When most people think of patented technologies, they think of cell phones, computers, and pharmaceuticals. What entrepreneurs in the cannabis industry may not know is that cannabis and cannabis-related products are also patentable. Patents are important for any business, but are particularly important for an emerging industry such as the cannabis industry. The evolving legal and regulatory framework in the industry and the development of new technologies means that those businesses taking early steps to protect their intellectual property are likely to be at a competitive advantage as the industry matures and consolidates.
How do patents fit into the current state and federal cannabis regulations?

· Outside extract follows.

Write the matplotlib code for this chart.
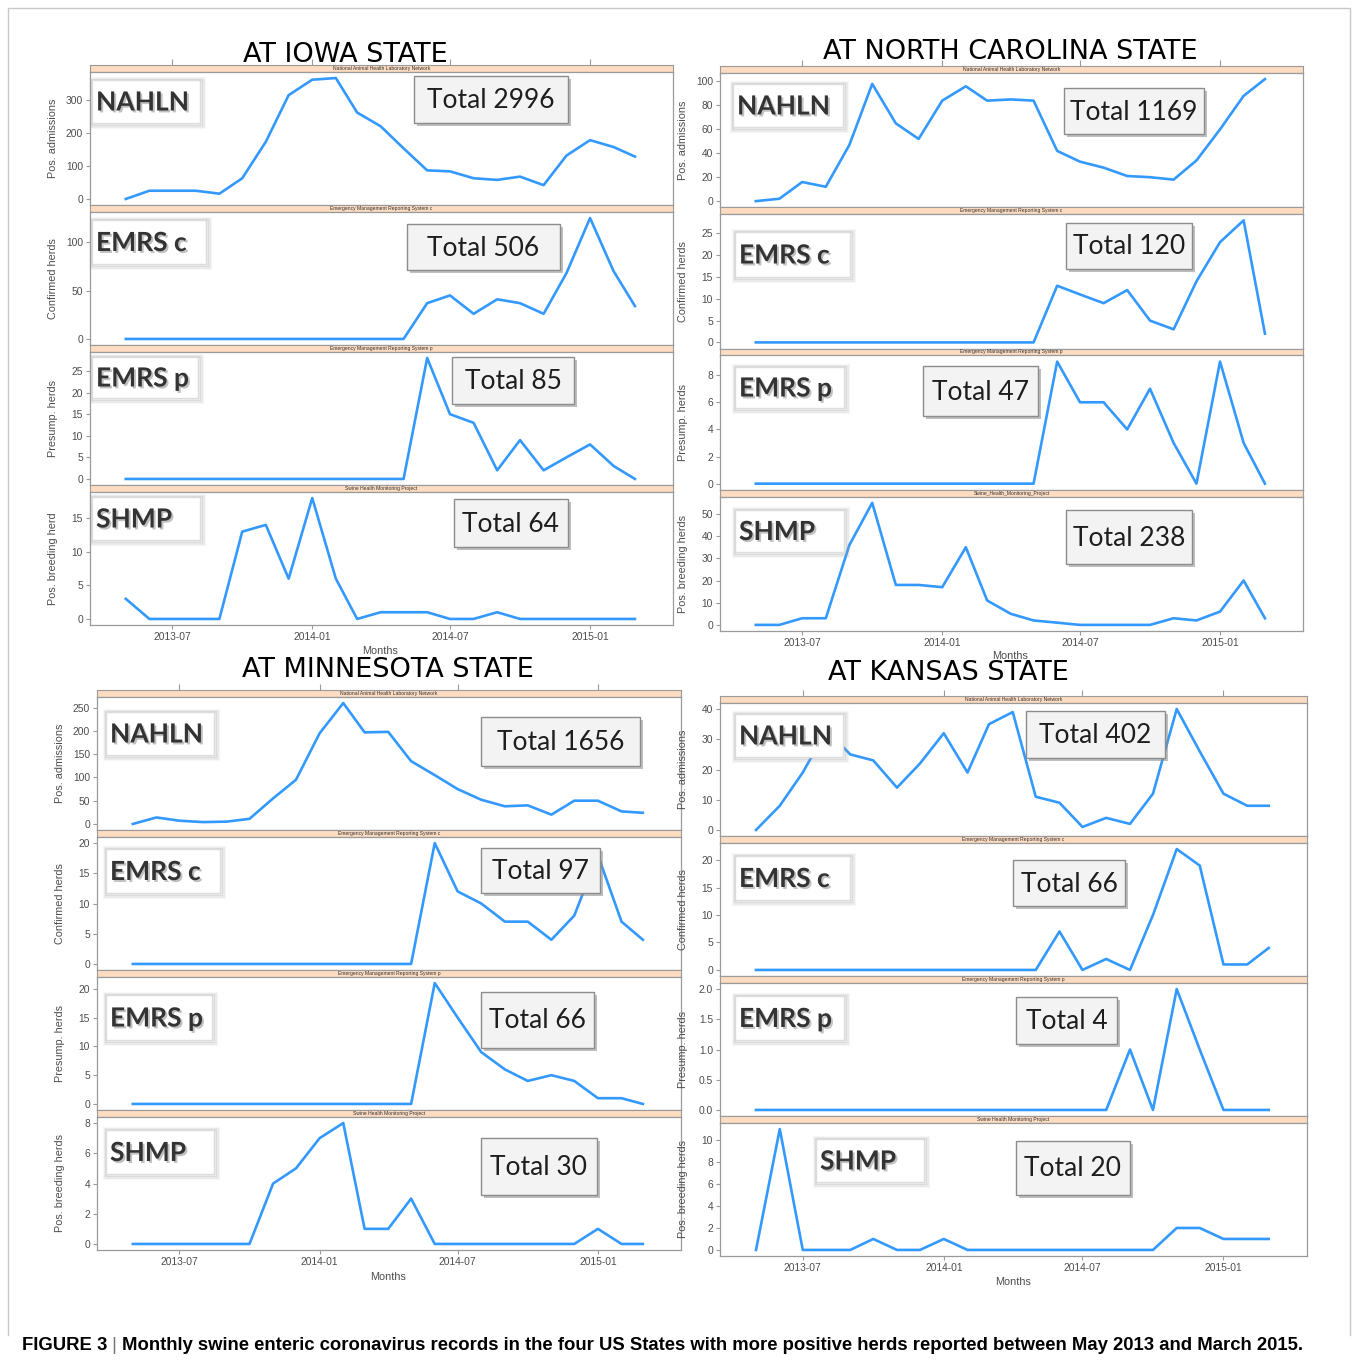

Currently, 29 U.S. states and the District of Columbia have legalized medical marijuana and eight states also permit recreational use. Under federal law, cannabis remains a Schedule I controlled substance under the Controlled Substances Act meaning that cannabis possession is illegal. However, the United States Patent and Trademark Office (USPTO), the federal agency responsible for granting patents, has traditionally taken a hands-off approach to barring particular kinds of inventions from patentability. The only kinds of inventions that are legally not patentable are inventions covering human life forms or whose sole purpose is use in atomic weapons. Otherwise, assuming that a patent application covering cannabis or cannabis-related products meets the legal standards for patentability, explained in more detail below, the USPTO presently grants patents to cannabis and cannabis-related inventions.